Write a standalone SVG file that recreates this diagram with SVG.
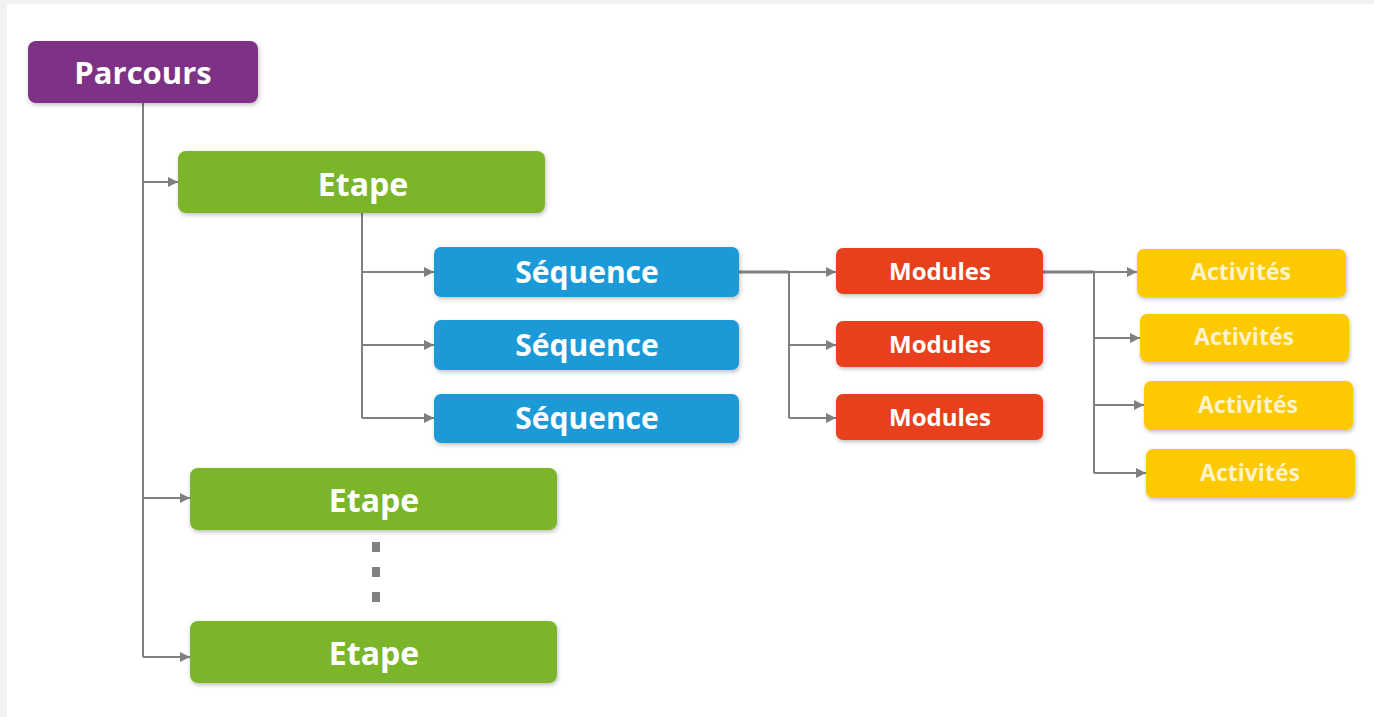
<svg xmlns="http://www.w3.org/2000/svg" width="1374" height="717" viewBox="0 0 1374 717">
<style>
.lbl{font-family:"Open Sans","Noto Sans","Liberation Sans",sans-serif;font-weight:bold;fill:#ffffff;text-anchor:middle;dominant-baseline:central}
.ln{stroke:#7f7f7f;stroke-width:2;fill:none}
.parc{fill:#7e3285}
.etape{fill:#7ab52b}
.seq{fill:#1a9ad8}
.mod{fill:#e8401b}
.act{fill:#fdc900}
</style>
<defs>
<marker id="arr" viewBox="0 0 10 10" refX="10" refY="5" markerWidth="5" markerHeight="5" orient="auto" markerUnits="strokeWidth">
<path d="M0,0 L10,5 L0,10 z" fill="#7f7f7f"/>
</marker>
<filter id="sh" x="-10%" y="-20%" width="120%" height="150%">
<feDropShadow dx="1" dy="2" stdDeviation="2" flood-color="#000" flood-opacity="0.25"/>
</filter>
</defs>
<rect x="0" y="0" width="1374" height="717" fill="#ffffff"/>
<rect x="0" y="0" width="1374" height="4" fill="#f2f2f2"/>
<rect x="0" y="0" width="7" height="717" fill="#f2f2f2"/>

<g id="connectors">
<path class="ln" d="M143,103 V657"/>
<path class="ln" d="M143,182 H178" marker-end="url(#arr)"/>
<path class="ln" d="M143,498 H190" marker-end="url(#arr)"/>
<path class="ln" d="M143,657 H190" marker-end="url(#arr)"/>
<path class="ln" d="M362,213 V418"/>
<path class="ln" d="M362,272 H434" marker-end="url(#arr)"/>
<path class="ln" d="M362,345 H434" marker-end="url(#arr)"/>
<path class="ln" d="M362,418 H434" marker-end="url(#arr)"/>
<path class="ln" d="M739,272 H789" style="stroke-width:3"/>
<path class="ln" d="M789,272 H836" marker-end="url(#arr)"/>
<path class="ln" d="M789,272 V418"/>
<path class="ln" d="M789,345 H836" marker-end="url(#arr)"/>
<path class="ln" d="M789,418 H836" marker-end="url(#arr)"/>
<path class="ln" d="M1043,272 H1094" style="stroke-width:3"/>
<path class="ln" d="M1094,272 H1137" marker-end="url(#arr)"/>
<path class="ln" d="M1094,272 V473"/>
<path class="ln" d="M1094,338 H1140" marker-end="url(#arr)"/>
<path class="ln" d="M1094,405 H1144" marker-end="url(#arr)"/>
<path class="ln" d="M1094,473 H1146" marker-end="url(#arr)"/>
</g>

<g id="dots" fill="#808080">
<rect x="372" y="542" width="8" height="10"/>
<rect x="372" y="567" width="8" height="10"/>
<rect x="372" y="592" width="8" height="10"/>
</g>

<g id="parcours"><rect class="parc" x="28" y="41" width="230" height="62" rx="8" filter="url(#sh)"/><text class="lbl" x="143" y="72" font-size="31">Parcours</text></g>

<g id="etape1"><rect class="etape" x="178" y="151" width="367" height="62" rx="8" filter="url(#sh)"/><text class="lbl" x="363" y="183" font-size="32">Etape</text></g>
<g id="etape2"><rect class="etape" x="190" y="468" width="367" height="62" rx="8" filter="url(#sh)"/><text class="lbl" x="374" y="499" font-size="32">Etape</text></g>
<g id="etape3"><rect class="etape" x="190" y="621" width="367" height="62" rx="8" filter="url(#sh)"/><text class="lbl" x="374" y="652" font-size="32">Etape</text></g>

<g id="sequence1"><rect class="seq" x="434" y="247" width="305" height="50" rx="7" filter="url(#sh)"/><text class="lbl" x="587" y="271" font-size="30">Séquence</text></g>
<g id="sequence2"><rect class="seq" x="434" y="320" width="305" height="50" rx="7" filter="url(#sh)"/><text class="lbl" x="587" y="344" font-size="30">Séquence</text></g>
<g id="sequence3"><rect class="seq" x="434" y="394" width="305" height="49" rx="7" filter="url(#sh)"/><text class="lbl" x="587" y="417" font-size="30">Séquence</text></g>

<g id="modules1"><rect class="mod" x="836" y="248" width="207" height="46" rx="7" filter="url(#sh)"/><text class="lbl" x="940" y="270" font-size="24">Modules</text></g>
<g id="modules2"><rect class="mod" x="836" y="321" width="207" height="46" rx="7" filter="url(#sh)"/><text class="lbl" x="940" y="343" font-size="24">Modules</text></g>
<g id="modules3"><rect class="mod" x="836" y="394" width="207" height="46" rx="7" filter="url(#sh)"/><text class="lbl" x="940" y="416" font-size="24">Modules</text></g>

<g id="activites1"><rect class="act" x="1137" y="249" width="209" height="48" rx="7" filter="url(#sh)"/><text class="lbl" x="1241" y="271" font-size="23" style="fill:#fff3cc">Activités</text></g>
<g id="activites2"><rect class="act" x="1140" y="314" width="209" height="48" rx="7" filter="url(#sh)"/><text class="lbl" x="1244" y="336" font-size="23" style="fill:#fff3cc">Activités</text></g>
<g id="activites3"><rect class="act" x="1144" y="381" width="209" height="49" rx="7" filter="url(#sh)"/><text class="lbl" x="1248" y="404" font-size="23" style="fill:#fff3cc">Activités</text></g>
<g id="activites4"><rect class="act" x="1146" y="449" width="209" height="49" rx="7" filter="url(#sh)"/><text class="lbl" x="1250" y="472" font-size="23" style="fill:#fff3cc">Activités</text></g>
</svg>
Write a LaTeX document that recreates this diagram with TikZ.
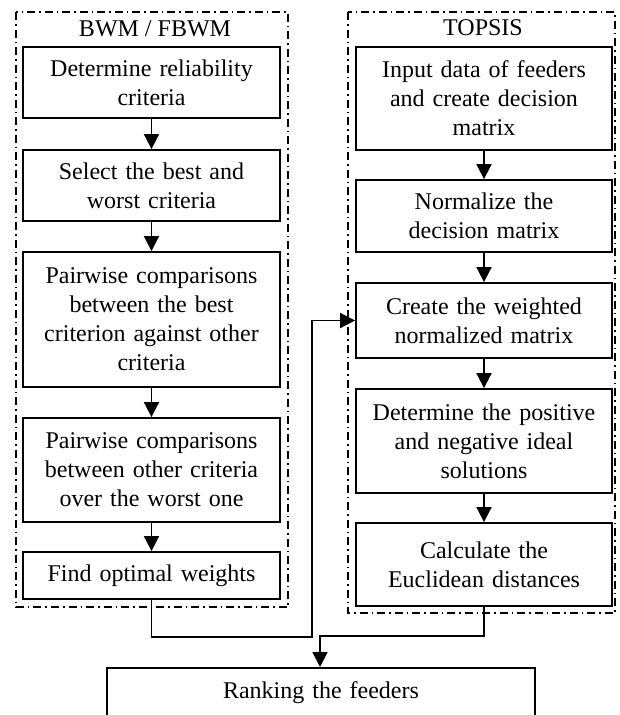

- Exercise objective
Copy the listing word for word, excluding its pictures.

- Response to the task
Write a standalone SVG file that recreates this diagram with SVG.
<svg xmlns="http://www.w3.org/2000/svg" width="1374" height="717" viewBox="0 0 1374 717">
<style>
.lbl{font-family:"Open Sans","Noto Sans","Liberation Sans",sans-serif;font-weight:bold;fill:#ffffff;text-anchor:middle;dominant-baseline:central}
.ln{stroke:#7f7f7f;stroke-width:2;fill:none}
.parc{fill:#7e3285}
.etape{fill:#7ab52b}
.seq{fill:#1a9ad8}
.mod{fill:#e8401b}
.act{fill:#fdc900}
</style>
<defs>
<marker id="arr" viewBox="0 0 10 10" refX="10" refY="5" markerWidth="5" markerHeight="5" orient="auto" markerUnits="strokeWidth">
<path d="M0,0 L10,5 L0,10 z" fill="#7f7f7f"/>
</marker>
<filter id="sh" x="-10%" y="-20%" width="120%" height="150%">
<feDropShadow dx="1" dy="2" stdDeviation="2" flood-color="#000" flood-opacity="0.25"/>
</filter>
</defs>
<rect x="0" y="0" width="1374" height="717" fill="#ffffff"/>
<rect x="0" y="0" width="1374" height="4" fill="#f2f2f2"/>
<rect x="0" y="0" width="7" height="717" fill="#f2f2f2"/>

<g id="connectors">
<path class="ln" d="M143,103 V657"/>
<path class="ln" d="M143,182 H178" marker-end="url(#arr)"/>
<path class="ln" d="M143,498 H190" marker-end="url(#arr)"/>
<path class="ln" d="M143,657 H190" marker-end="url(#arr)"/>
<path class="ln" d="M362,213 V418"/>
<path class="ln" d="M362,272 H434" marker-end="url(#arr)"/>
<path class="ln" d="M362,345 H434" marker-end="url(#arr)"/>
<path class="ln" d="M362,418 H434" marker-end="url(#arr)"/>
<path class="ln" d="M739,272 H789" style="stroke-width:3"/>
<path class="ln" d="M789,272 H836" marker-end="url(#arr)"/>
<path class="ln" d="M789,272 V418"/>
<path class="ln" d="M789,345 H836" marker-end="url(#arr)"/>
<path class="ln" d="M789,418 H836" marker-end="url(#arr)"/>
<path class="ln" d="M1043,272 H1094" style="stroke-width:3"/>
<path class="ln" d="M1094,272 H1137" marker-end="url(#arr)"/>
<path class="ln" d="M1094,272 V473"/>
<path class="ln" d="M1094,338 H1140" marker-end="url(#arr)"/>
<path class="ln" d="M1094,405 H1144" marker-end="url(#arr)"/>
<path class="ln" d="M1094,473 H1146" marker-end="url(#arr)"/>
</g>

<g id="dots" fill="#808080">
<rect x="372" y="542" width="8" height="10"/>
<rect x="372" y="567" width="8" height="10"/>
<rect x="372" y="592" width="8" height="10"/>
</g>

<g id="parcours"><rect class="parc" x="28" y="41" width="230" height="62" rx="8" filter="url(#sh)"/><text class="lbl" x="143" y="72" font-size="31">Parcours</text></g>

<g id="etape1"><rect class="etape" x="178" y="151" width="367" height="62" rx="8" filter="url(#sh)"/><text class="lbl" x="363" y="183" font-size="32">Etape</text></g>
<g id="etape2"><rect class="etape" x="190" y="468" width="367" height="62" rx="8" filter="url(#sh)"/><text class="lbl" x="374" y="499" font-size="32">Etape</text></g>
<g id="etape3"><rect class="etape" x="190" y="621" width="367" height="62" rx="8" filter="url(#sh)"/><text class="lbl" x="374" y="652" font-size="32">Etape</text></g>

<g id="sequence1"><rect class="seq" x="434" y="247" width="305" height="50" rx="7" filter="url(#sh)"/><text class="lbl" x="587" y="271" font-size="30">Séquence</text></g>
<g id="sequence2"><rect class="seq" x="434" y="320" width="305" height="50" rx="7" filter="url(#sh)"/><text class="lbl" x="587" y="344" font-size="30">Séquence</text></g>
<g id="sequence3"><rect class="seq" x="434" y="394" width="305" height="49" rx="7" filter="url(#sh)"/><text class="lbl" x="587" y="417" font-size="30">Séquence</text></g>

<g id="modules1"><rect class="mod" x="836" y="248" width="207" height="46" rx="7" filter="url(#sh)"/><text class="lbl" x="940" y="270" font-size="24">Modules</text></g>
<g id="modules2"><rect class="mod" x="836" y="321" width="207" height="46" rx="7" filter="url(#sh)"/><text class="lbl" x="940" y="343" font-size="24">Modules</text></g>
<g id="modules3"><rect class="mod" x="836" y="394" width="207" height="46" rx="7" filter="url(#sh)"/><text class="lbl" x="940" y="416" font-size="24">Modules</text></g>

<g id="activites1"><rect class="act" x="1137" y="249" width="209" height="48" rx="7" filter="url(#sh)"/><text class="lbl" x="1241" y="271" font-size="23" style="fill:#fff3cc">Activités</text></g>
<g id="activites2"><rect class="act" x="1140" y="314" width="209" height="48" rx="7" filter="url(#sh)"/><text class="lbl" x="1244" y="336" font-size="23" style="fill:#fff3cc">Activités</text></g>
<g id="activites3"><rect class="act" x="1144" y="381" width="209" height="49" rx="7" filter="url(#sh)"/><text class="lbl" x="1248" y="404" font-size="23" style="fill:#fff3cc">Activités</text></g>
<g id="activites4"><rect class="act" x="1146" y="449" width="209" height="49" rx="7" filter="url(#sh)"/><text class="lbl" x="1250" y="472" font-size="23" style="fill:#fff3cc">Activités</text></g>
</svg>
Write a LaTeX document that recreates this diagram with TikZ.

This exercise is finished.